Monday, February 14, 2005

Live Forever?

WELLESLEY, Mass. -- Ray Kurzweil doesn't tailgate. A man who plans to live forever doesn't take chances with his health on the highway, or anywhere else.
As part of his daily routine, Kurzweil ingests 250 supplements, eight to 10 glasses of alkaline water and 10 cups of green tea. He also periodically tracks 40 to 50 fitness indicators, down to his "tactile sensitivity." Adjustments are made as needed. "I do actually fine-tune my programming," he said.
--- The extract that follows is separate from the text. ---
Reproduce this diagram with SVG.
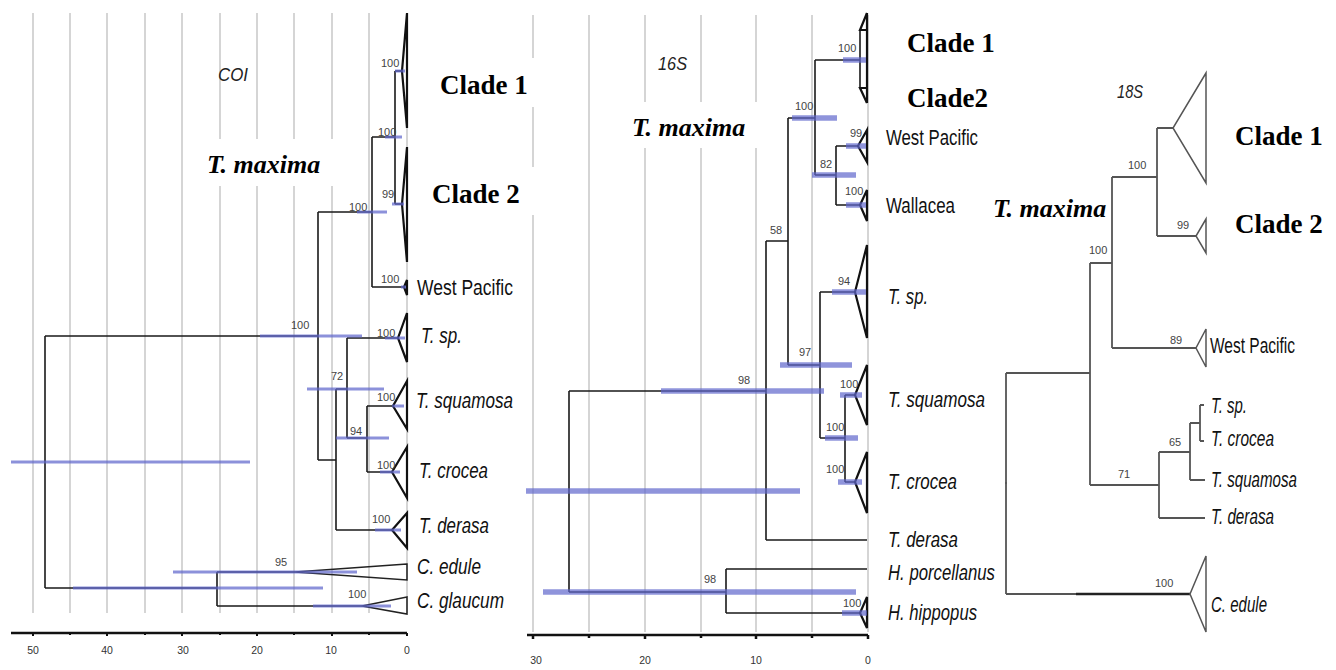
<svg xmlns="http://www.w3.org/2000/svg" width="1336" height="670" viewBox="0 0 1336 670">
<style>
.grid{stroke:#c8c8c8;stroke-width:1.5;fill:none}
.br{stroke:#1a1a1a;stroke-width:1.6;fill:none}
.br18{stroke:#555;stroke-width:1.8;fill:none}
.tri{stroke:#111;stroke-width:2.2;fill:none;stroke-linejoin:miter}
.tri1{stroke:#222;stroke-width:1.5;fill:none}
.tri18{stroke:#555;stroke-width:1.5;fill:none}
.bar{stroke:#5f66cc;stroke-opacity:0.72;stroke-width:3;fill:none}
.bar16{stroke:#5f66cc;stroke-opacity:0.7;stroke-width:5.5;fill:none}
.axis{stroke:#111;stroke-width:2.5;fill:none}
.bs{font-family:"Liberation Sans",Arial,sans-serif;font-size:11px;fill:#444}
.bs18{font-family:"Liberation Sans",Arial,sans-serif;font-size:11px;fill:#444}
.ax{font-family:"Liberation Sans",Arial,sans-serif;font-size:10.5px;fill:#333;text-anchor:middle}
.sp{font-family:"Liberation Sans",Arial,sans-serif;font-style:italic;font-size:22px;fill:#111}
.rg{font-family:"Liberation Sans",Arial,sans-serif;font-size:22px;fill:#111}
.gene{font-family:"Liberation Sans",Arial,sans-serif;font-style:italic;font-size:18px;fill:#222}
.clade{font-family:"Liberation Serif","Times New Roman",serif;font-weight:bold;font-size:27px;fill:#000}
.tm{font-family:"Liberation Serif","Times New Roman",serif;font-weight:bold;font-style:italic;font-size:26px;fill:#000}
.wb{fill:#fff}
</style>

<!-- ===== COI panel ===== -->
<g id="coi-grid">
  <path class="grid" d="M33,13V613M70,13V613M107,13V613M145,13V613M182,13V613M220,13V613M257,13V613M294,13V613M332,13V613M369,13V613M407,13V613"/>
  <path class="axis" d="M11,633H407"/>
  <path stroke="#111" stroke-width="2" d="M33,633v3M70,633v2M107,633v3M145,633v2M182,633v3M220,633v2M257,633v3M294,633v2M332,633v3M369,633v2M407,633v3"/>
  <text class="ax" x="33" y="654">50</text>
  <text class="ax" x="107" y="654">40</text>
  <text class="ax" x="183" y="654">30</text>
  <text class="ax" x="257" y="654">20</text>
  <text class="ax" x="331" y="654">10</text>
  <text class="ax" x="407" y="654">0</text>
</g>
<!-- ===== 16S grid ===== -->
<g id="s16-grid">
  <path class="grid" d="M533,15V632M589,15V632M645,15V632M701,15V632M756,15V632M812,15V632M868,15V632"/>
  <path class="axis" stroke-width="3" d="M527,635H868"/>
  <path stroke="#111" stroke-width="2.5" d="M533,635v4M589,635v3M645,635v4M701,635v3M756,635v4M812,635v3M868,635v4"/>
  <text class="ax" x="536" y="664">30</text>
  <text class="ax" x="645" y="664">20</text>
  <text class="ax" x="756" y="664">10</text>
  <text class="ax" x="868" y="664">0</text>
</g>

<!-- white boxes behind big labels -->
<g id="label-boxes">
  <rect class="wb" x="186" y="139" width="150" height="47"/>
  <rect class="wb" x="412" y="58" width="136" height="49"/>
  <rect class="wb" x="412" y="167" width="136" height="48"/>
  <rect class="wb" x="612" y="102" width="165" height="46"/>
</g>

<g id="connectors">
  <!-- COI -->
  <path class="br" d="M45,336V588M45,336H318M45,588H217
    M318,212V460M318,212H372M318,460H336
    M372,137V287M372,137H395M372,287H404
    M395,71V204M395,71H402M395,204H402
    M336,389V530M336,389H347M336,530H392
    M347,338V438M347,338H398M347,438H367
    M367,406V472M367,406H393M367,472H392
    M217,572V606M217,572H295M217,606H362"/>
  <!-- 16S -->
  <path class="br" stroke-width="2" d="M569,391V592M569,391H766M569,592H726
    M766,241V540M766,241H788M766,540H867
    M788,118V365M788,118H815M788,365H820
    M815,60V175M815,60H860M815,175H836
    M860,30V88
    M836,146V205M836,146H858M836,205H860
    M820,292V438M820,292H855M820,438H845
    M845,395V482M845,395H855M845,482H855
    M726,569V613M726,569H867M726,613H860"/>
  <!-- 18S -->
  <path class="br18" d="M1006,373V594M1006,373H1090M1006,594H1190
    M1090,263V485M1090,263H1112M1090,485H1159
    M1112,177V348M1112,177H1157M1112,348H1196
    M1157,128V236M1157,128H1173M1157,236H1196
    M1159,452V518M1159,452H1190M1159,518H1205
    M1190,423V480M1190,423H1200M1190,480H1205
    M1200,405V441M1200,405H1204M1200,441H1204"/>
  <path stroke="#222" stroke-width="2.6" d="M1076,594H1190"/>
  <circle cx="1006" cy="483" r="1" fill="#555"/>
</g>

<!-- ===== COI nodes ===== -->
<g id="coi-clade1"><polygon class="tri" points="407,13 402,71 407,128"/></g>
<g id="coi-clade2"><polygon class="tri" points="407,147 402,204 407,262"/></g>
<g id="coi-westpacific"><polygon class="tri" points="407,280 404,287 407,295"/><text class="rg" x="417" y="295" textLength="96" lengthAdjust="spacingAndGlyphs">West Pacific</text></g>
<g id="coi-tsp"><polygon class="tri" points="407,313 398,338 407,362"/><text class="sp" x="421" y="343" textLength="41" lengthAdjust="spacingAndGlyphs">T. sp.</text></g>
<g id="coi-tsquamosa"><polygon class="tri" points="407,381 393,406 407,429"/><text class="sp" x="416" y="408" textLength="97" lengthAdjust="spacingAndGlyphs">T. squamosa</text></g>
<g id="coi-tcrocea"><polygon class="tri" points="407,447 392,472 407,498"/><text class="sp" x="419" y="478" textLength="69" lengthAdjust="spacingAndGlyphs">T. crocea</text></g>
<g id="coi-tderasa"><polygon class="tri" points="407,513 392,530 407,548"/><text class="sp" x="419" y="533" textLength="70" lengthAdjust="spacingAndGlyphs">T. derasa</text></g>
<g id="coi-cedule"><polygon class="tri1" points="407,564 295,572 407,580"/><text class="sp" x="417" y="574" textLength="64" lengthAdjust="spacingAndGlyphs">C. edule</text></g>
<g id="coi-cglaucum"><polygon class="tri1" points="407,597 362,606 407,614"/><text class="sp" x="417" y="608" textLength="87" lengthAdjust="spacingAndGlyphs">C. glaucum</text></g>

<g id="coi-bars">
  <path class="bar" d="M395,71H405M385,137H402M392,204H404M357,212H387M401,287H406M260,336H362M385,338H405M307,389H384M392,406H404M336,438H389M11,462H250M380,472H400M375,530H401M173,572H357M73,588H323M313,606H391"/>
</g>
<g id="coi-support">
  <text class="bs" x="381" y="67">100</text>
  <text class="bs" x="378" y="136">100</text>
  <text class="bs" x="382" y="198">99</text>
  <text class="bs" x="349" y="211">100</text>
  <text class="bs" x="381" y="283">100</text>
  <text class="bs" x="291" y="329">100</text>
  <text class="bs" x="377" y="337">100</text>
  <text class="bs" x="331" y="380">72</text>
  <text class="bs" x="377" y="401">100</text>
  <text class="bs" x="350" y="435">94</text>
  <text class="bs" x="377" y="469">100</text>
  <text class="bs" x="372" y="523">100</text>
  <text class="bs" x="275" y="566">95</text>
  <text class="bs" x="348" y="598">100</text>
</g>
<g id="coi-labels">
  <text class="gene" x="218" y="81" textLength="30" lengthAdjust="spacingAndGlyphs">COI</text>
  <text class="tm" x="207" y="173">T. maxima</text>
  <text class="clade" x="440" y="94">Clade 1</text>
  <text class="clade" x="432" y="203">Clade 2</text>
</g>

<!-- ===== 16S nodes ===== -->
<g id="s16-clade1"><path class="tri" stroke-width="2" d="M867,13L860,30H867"/><path class="tri" stroke-width="2" d="M867,13V103"/><text class="clade" x="907" y="52">Clade 1</text></g>
<g id="s16-clade2"><path class="tri" stroke-width="2" d="M867,103L860,88H867"/><text class="clade" x="907" y="107">Clade2</text></g>
<g id="s16-westpacific"><polygon class="tri" stroke-width="2" points="867,130 858,146 867,162"/><text class="rg" x="886" y="145" textLength="92" lengthAdjust="spacingAndGlyphs">West Pacific</text></g>
<g id="s16-wallacea"><polygon class="tri" stroke-width="2" points="867,190 860,205 867,221"/><text class="rg" x="886" y="213" textLength="69" lengthAdjust="spacingAndGlyphs">Wallacea</text></g>
<g id="s16-tsp"><polygon class="tri" stroke-width="2" points="867,245 855,292 867,338"/><text class="sp" x="888" y="304" textLength="40" lengthAdjust="spacingAndGlyphs">T. sp.</text></g>
<g id="s16-tsquamosa"><polygon class="tri" stroke-width="2" points="867,365 855,395 867,425"/><text class="sp" x="888" y="407" textLength="97" lengthAdjust="spacingAndGlyphs">T. squamosa</text></g>
<g id="s16-tcrocea"><polygon class="tri" stroke-width="2" points="867,452 855,482 867,513"/><text class="sp" x="888" y="489" textLength="69" lengthAdjust="spacingAndGlyphs">T. crocea</text></g>
<g id="s16-tderasa"><text class="sp" x="888" y="547" textLength="70" lengthAdjust="spacingAndGlyphs">T. derasa</text></g>
<g id="s16-hporcellanus"><text class="sp" x="888" y="580" textLength="107" lengthAdjust="spacingAndGlyphs">H. porcellanus</text></g>
<g id="s16-hhippopus"><polygon class="tri" stroke-width="2" points="867,597 860,613 867,628"/><text class="sp" x="888" y="620" textLength="89" lengthAdjust="spacingAndGlyphs">H. hippopus</text></g>

<g id="s16-bars">
  <path class="bar16" d="M843,60H866M792,118H837M846,146H866M812,175H856M846,205H866M832,292H866M780,365H852M661,391H824M840,395H862M825,438H858M838,482H862M526,491H800M543,592H856M842,613H867"/>
</g>
<g id="s16-support">
  <text class="bs" x="838" y="52">100</text>
  <text class="bs" x="795" y="110">100</text>
  <text class="bs" x="850" y="137">99</text>
  <text class="bs" x="820" y="168">82</text>
  <text class="bs" x="845" y="195">100</text>
  <text class="bs" x="770" y="234">58</text>
  <text class="bs" x="838" y="285">94</text>
  <text class="bs" x="799" y="356">97</text>
  <text class="bs" x="738" y="384">98</text>
  <text class="bs" x="840" y="388">100</text>
  <text class="bs" x="826" y="431">100</text>
  <text class="bs" x="826" y="473">100</text>
  <text class="bs" x="704" y="583">98</text>
  <text class="bs" x="843" y="607">100</text>
</g>
<g id="s16-labels">
  <text class="gene" x="658" y="70" textLength="29" lengthAdjust="spacingAndGlyphs">16S</text>
  <text class="tm" x="632" y="136">T. maxima</text>
</g>

<!-- ===== 18S nodes ===== -->
<g id="r18-clade1"><polygon class="tri18" points="1206,73 1173,128 1206,183"/><text class="clade" x="1235" y="145">Clade 1</text></g>
<g id="r18-clade2"><polygon class="tri18" points="1206,219 1196,236 1206,253"/><text class="clade" x="1235" y="233">Clade 2</text></g>
<g id="r18-westpacific"><polygon class="tri18" points="1206,329 1196,348 1206,367"/><text class="rg" x="1210" y="353" textLength="85" lengthAdjust="spacingAndGlyphs">West Pacific</text></g>
<g id="r18-tsp"><text class="sp" x="1211" y="413" textLength="36" lengthAdjust="spacingAndGlyphs">T. sp.</text></g>
<g id="r18-tcrocea"><text class="sp" x="1211" y="446" textLength="63" lengthAdjust="spacingAndGlyphs">T. crocea</text></g>
<g id="r18-tsquamosa"><text class="sp" x="1211" y="487" textLength="86" lengthAdjust="spacingAndGlyphs">T. squamosa</text></g>
<g id="r18-tderasa"><text class="sp" x="1211" y="524" textLength="63" lengthAdjust="spacingAndGlyphs">T. derasa</text></g>
<g id="r18-cedule"><polygon class="tri18" points="1206,556 1190,594 1206,632"/><text class="sp" x="1211" y="612" textLength="56" lengthAdjust="spacingAndGlyphs">C. edule</text></g>
<g id="r18-support">
  <text class="bs18" x="1128" y="169">100</text>
  <text class="bs18" x="1177" y="229">99</text>
  <text class="bs18" x="1089" y="254">100</text>
  <text class="bs18" x="1170" y="344">89</text>
  <text class="bs18" x="1169" y="446">65</text>
  <text class="bs18" x="1118" y="478">71</text>
  <text class="bs18" x="1155" y="587">100</text>
</g>
<g id="r18-labels">
  <text class="gene" x="1117" y="98" textLength="26" lengthAdjust="spacingAndGlyphs">18S</text>
  <text class="tm" x="993" y="217" font-size="23.5">T. maxima</text>
</g>
</svg>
The famed inventor and computer scientist is serious about his health because if it fails him he might not live long enough to see humanity achieve immortality, a seismic development he predicts in his new book is no more than 20 years away.
It's a blink of an eye in history, but long enough for the 56-year-old Kurzweil to pay close heed to his fitness. He urges others to do the same in "Fantastic Voyage: Live Long Enough to Live Forever." The book is partly a health guide so people can live to benefit from a coming explosion in technology he predicts will make infinite life spans possible.
Kurzweil writes of millions of blood cell-sized robots, which he calls "nanobots," that will keep us forever young by swarming through the body, repairing bones, muscles, arteries and brain cells. Improvements to our genetic coding will be downloaded via the Internet. We won't even need a heart. The claims are fantastic, but Kurzweil is no crank. He's a recipient of the $500,000 Lemelson-MIT prize, which is billed as a sort of Academy Award for inventors, and he won the 1999 National Medal of Technology Award. He has written on the emergence of intelligent machines in publications ranging from Wired to Time magazine. The Christian Science Monitor has called him a "modern Edison." He was inducted into the Inventors Hall of Fame in 2002. Perhaps the MIT graduate's most famous inventions is the first reading machine for the blind that could read any typeface.

1 comment:

walker said...

Suicide, murder and trauma would crash the percentages on this. I think genetic research will top out at 130. I think we will see this in our lifetime. But this guy is a kook.